**Problem to work on:** Return each line of the data below exactly, omitting any pictures.
· · · ·
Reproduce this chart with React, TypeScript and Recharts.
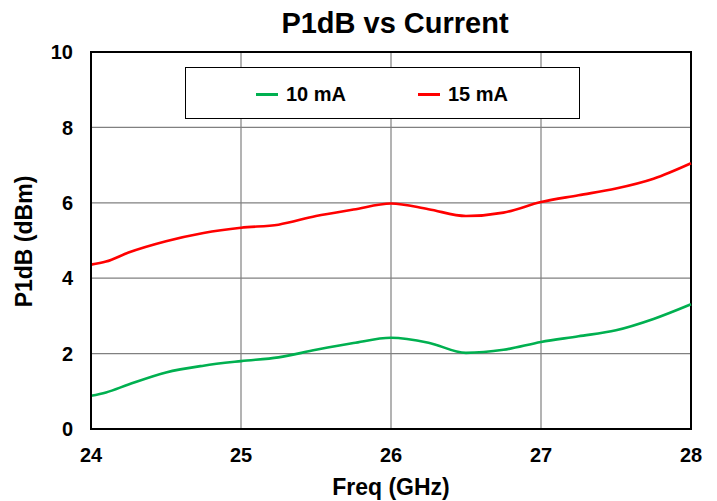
import React from "react";
import { LineChart, Line, XAxis, YAxis, CartesianGrid, ReferenceArea, Label } from "recharts";

const freqs = [24, 24.1, 24.25, 24.5, 24.75, 25, 25.25, 25.5, 25.75, 26, 26.25, 26.5, 26.75, 27, 27.25, 27.5, 27.75, 28];
const ma10 = [0.88, 0.97, 1.18, 1.5, 1.68, 1.8, 1.9, 2.1, 2.28, 2.42, 2.29, 2.02, 2.1, 2.31, 2.46, 2.62, 2.92, 3.31];
const ma15 = [4.36, 4.44, 4.68, 4.98, 5.2, 5.34, 5.42, 5.65, 5.82, 5.98, 5.83, 5.65, 5.74, 6.02, 6.2, 6.38, 6.64, 7.05];
const xTicks = [24, 25, 26, 27, 28];
const yTicks = [0, 2, 4, 6, 8, 10];
const seriesNames = ["10 mA", "15 mA"];
const colors = ["#00B050", "#FF0000"];

const data = freqs.map((f, i) => ({ f, a: ma10[i], b: ma15[i] }));

const FONT = "'Liberation Sans', Arial, sans-serif";

const YTitle = (props: any) => {
  const vb = props.viewBox || { x: 0, y: 44, width: 83, height: 377 };
  const cx = 16;
  const cy = vb.y + vb.height / 2 + 1;
  return (
    <text
      x={cx}
      y={cy}
      transform={`rotate(-90, ${cx}, ${cy})`}
      textAnchor="middle"
      dominantBaseline="central"
      fill="#000"
      fontFamily={FONT}
      fontWeight="bold"
      fontSize={23}
    >
      P1dB (dBm)
    </text>
  );
};

export default function App() {
  return (
    <div style={{ position: "relative", width: 709, height: 493, background: "#fff" }}>
      <LineChart width={709} height={493} data={data} margin={{ top: 44, right: 26, left: 0, bottom: 0 }}>
        <CartesianGrid stroke="#808080" strokeWidth={1.2} />
        <ReferenceArea x1={24} x2={28} y1={0} y2={10} fill="none" stroke="#000" strokeWidth={2} />
        <XAxis
          dataKey="f"
          type="number"
          domain={[24, 28]}
          ticks={xTicks}
          height={72}
          axisLine={{ stroke: "#000", strokeWidth: 2 }}
          tickLine={false}
          tick={{ fill: "#000", fontFamily: FONT, fontWeight: "bold", fontSize: 20 }}
          tickMargin={13}
        >
          <Label value="Freq (GHz)" position="insideBottom" offset={6} style={{ fill: "#000", fontFamily: FONT, fontWeight: "bold", fontSize: 23 }} />
        </XAxis>
        <YAxis
          type="number"
          domain={[0, 10]}
          ticks={yTicks}
          width={83}
          axisLine={{ stroke: "#000", strokeWidth: 2 }}
          tickLine={false}
          tick={{ fill: "#000", fontFamily: FONT, fontWeight: "bold", fontSize: 20 }}
          tickMargin={12}
        >
          <Label content={<YTitle />} />
        </YAxis>
        <Line dataKey="a" name={seriesNames[0]} type="monotone" stroke={colors[0]} strokeWidth={2.6} dot={false} isAnimationActive={false} />
        <Line dataKey="b" name={seriesNames[1]} type="monotone" stroke={colors[1]} strokeWidth={2.6} dot={false} isAnimationActive={false} />
      </LineChart>
      <div
        style={{
          position: "absolute",
          left: 0,
          width: 774,
          top: 0,
          lineHeight: "30px",
          textAlign: "center",
          fontFamily: FONT,
          fontWeight: "bold",
          fontSize: 29,
          color: "#000",
        }}
      >
        P1dB vs Current
      </div>
      <div
        style={{
          position: "absolute",
          left: 177,
          top: 59,
          width: 395,
          height: 52,
          boxSizing: "border-box",
          border: "1px solid #000",
          background: "#fff",
          fontFamily: FONT,
          fontWeight: "bold",
          fontSize: 20,
          color: "#000",
        }}
      >
        {seriesNames.map((n, i) => (
          <div
            key={n}
            style={{ position: "absolute", left: i === 0 ? 70 : 232, top: 14, height: 24, display: "flex", alignItems: "center", whiteSpace: "nowrap" }}
          >
            <div style={{ width: 22, height: 3, background: colors[i], marginRight: 8 }} />
            <span style={{ lineHeight: "24px" }}>{n}</span>
          </div>
        ))}
      </div>
    </div>
  );
}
· · · ·
**Output of the exercise:**
Reproduce this chart with React, TypeScript and Recharts.
import React from "react";
import { LineChart, Line, XAxis, YAxis, CartesianGrid, ReferenceArea, Label } from "recharts";

const freqs = [24, 24.1, 24.25, 24.5, 24.75, 25, 25.25, 25.5, 25.75, 26, 26.25, 26.5, 26.75, 27, 27.25, 27.5, 27.75, 28];
const ma10 = [0.88, 0.97, 1.18, 1.5, 1.68, 1.8, 1.9, 2.1, 2.28, 2.42, 2.29, 2.02, 2.1, 2.31, 2.46, 2.62, 2.92, 3.31];
const ma15 = [4.36, 4.44, 4.68, 4.98, 5.2, 5.34, 5.42, 5.65, 5.82, 5.98, 5.83, 5.65, 5.74, 6.02, 6.2, 6.38, 6.64, 7.05];
const xTicks = [24, 25, 26, 27, 28];
const yTicks = [0, 2, 4, 6, 8, 10];
const seriesNames = ["10 mA", "15 mA"];
const colors = ["#00B050", "#FF0000"];

const data = freqs.map((f, i) => ({ f, a: ma10[i], b: ma15[i] }));

const FONT = "'Liberation Sans', Arial, sans-serif";

const YTitle = (props: any) => {
  const vb = props.viewBox || { x: 0, y: 44, width: 83, height: 377 };
  const cx = 16;
  const cy = vb.y + vb.height / 2 + 1;
  return (
    <text
      x={cx}
      y={cy}
      transform={`rotate(-90, ${cx}, ${cy})`}
      textAnchor="middle"
      dominantBaseline="central"
      fill="#000"
      fontFamily={FONT}
      fontWeight="bold"
      fontSize={23}
    >
      P1dB (dBm)
    </text>
  );
};

export default function App() {
  return (
    <div style={{ position: "relative", width: 709, height: 493, background: "#fff" }}>
      <LineChart width={709} height={493} data={data} margin={{ top: 44, right: 26, left: 0, bottom: 0 }}>
        <CartesianGrid stroke="#808080" strokeWidth={1.2} />
        <ReferenceArea x1={24} x2={28} y1={0} y2={10} fill="none" stroke="#000" strokeWidth={2} />
        <XAxis
          dataKey="f"
          type="number"
          domain={[24, 28]}
          ticks={xTicks}
          height={72}
          axisLine={{ stroke: "#000", strokeWidth: 2 }}
          tickLine={false}
          tick={{ fill: "#000", fontFamily: FONT, fontWeight: "bold", fontSize: 20 }}
          tickMargin={13}
        >
          <Label value="Freq (GHz)" position="insideBottom" offset={6} style={{ fill: "#000", fontFamily: FONT, fontWeight: "bold", fontSize: 23 }} />
        </XAxis>
        <YAxis
          type="number"
          domain={[0, 10]}
          ticks={yTicks}
          width={83}
          axisLine={{ stroke: "#000", strokeWidth: 2 }}
          tickLine={false}
          tick={{ fill: "#000", fontFamily: FONT, fontWeight: "bold", fontSize: 20 }}
          tickMargin={12}
        >
          <Label content={<YTitle />} />
        </YAxis>
        <Line dataKey="a" name={seriesNames[0]} type="monotone" stroke={colors[0]} strokeWidth={2.6} dot={false} isAnimationActive={false} />
        <Line dataKey="b" name={seriesNames[1]} type="monotone" stroke={colors[1]} strokeWidth={2.6} dot={false} isAnimationActive={false} />
      </LineChart>
      <div
        style={{
          position: "absolute",
          left: 0,
          width: 774,
          top: 0,
          lineHeight: "30px",
          textAlign: "center",
          fontFamily: FONT,
          fontWeight: "bold",
          fontSize: 29,
          color: "#000",
        }}
      >
        P1dB vs Current
      </div>
      <div
        style={{
          position: "absolute",
          left: 177,
          top: 59,
          width: 395,
          height: 52,
          boxSizing: "border-box",
          border: "1px solid #000",
          background: "#fff",
          fontFamily: FONT,
          fontWeight: "bold",
          fontSize: 20,
          color: "#000",
        }}
      >
        {seriesNames.map((n, i) => (
          <div
            key={n}
            style={{ position: "absolute", left: i === 0 ? 70 : 232, top: 14, height: 24, display: "flex", alignItems: "center", whiteSpace: "nowrap" }}
          >
            <div style={{ width: 22, height: 3, background: colors[i], marginRight: 8 }} />
            <span style={{ lineHeight: "24px" }}>{n}</span>
          </div>
        ))}
      </div>
    </div>
  );
}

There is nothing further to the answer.